In statistics, there is the standard deviation and the standard error. Their respective estimators are

\begin{aligned} \begin{aligned} \sigma_X &= \sqrt{\frac{1}{N - 1} \sum_{i = 1}^N (x_i - \bar x_.)} \ \mathrm{se}{}_X &= \frac{1}{\sqrt{N}} \, \sigma_X \,. \end{aligned} \end{aligned}

So the standard error is by a factor $\sqrt{N}$ smaller. They have similar but different interpretations:

Standard Deviation

This is the width of the population distribution. If you take a single measurement out of the normal distributed population, it will be within one standard deviation of the mean in 68% of the cases.

Standard Error

If you take another $N$ measurements and compute the mean of those measurements, it will be within one standard error of the mean in 68% of the cases. The standard error is therefore the uncertainty of the mean.

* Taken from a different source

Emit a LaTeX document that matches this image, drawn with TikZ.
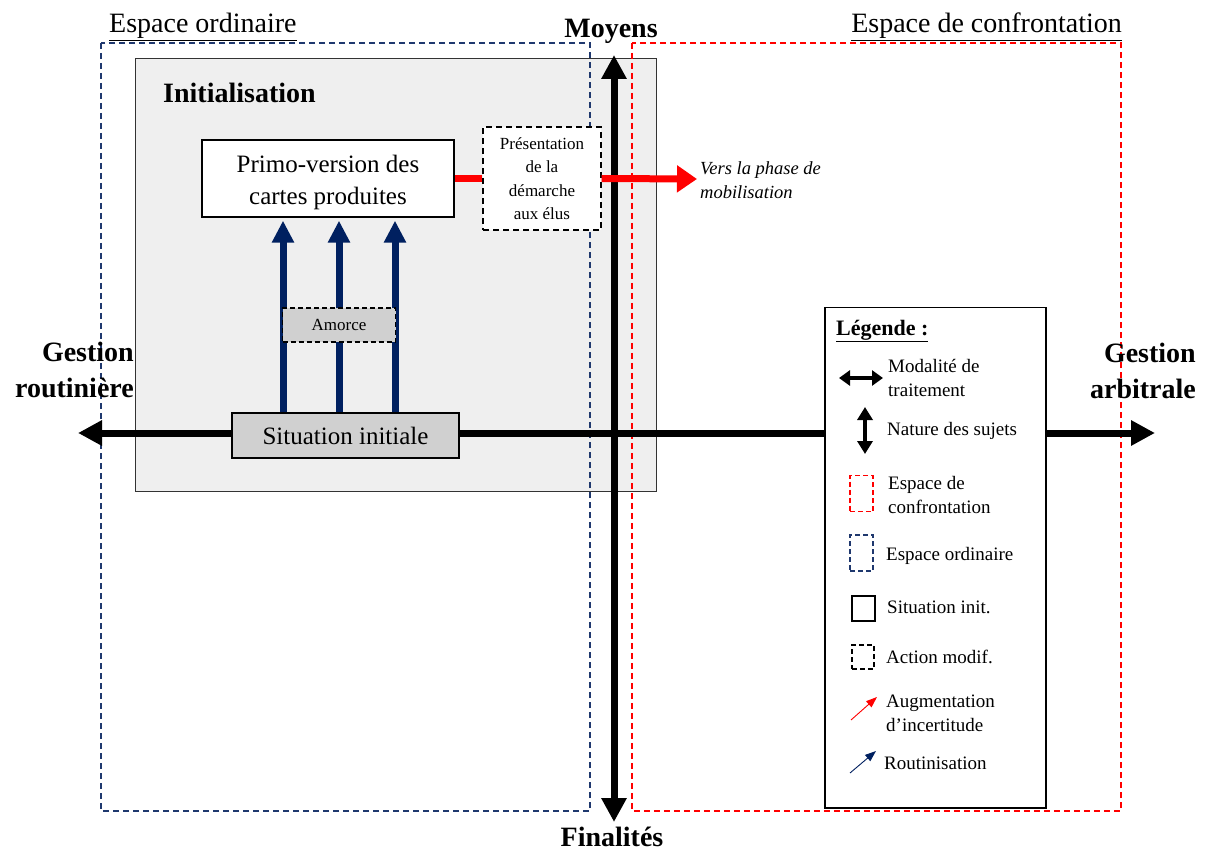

Taking more samples from the same distribution will not change the standard deviation, assuming that you already have sufficient measurements that the normal distribution is sufficiently apparent. The standard error will become smaller.

I have written a small program, which samples a standard normal distribution and displays the results in a histogram. You can see that the shape will come closer to the normal distribution. The green dots and line show the standard deviation. Those points will always stay close to $-1$ and $1$ as this is the standard deviation of the underlying distribution.

The standard error is marked by the two red points. There you can see how it shrinks over time as more measurements are drawn from the underlying distribution.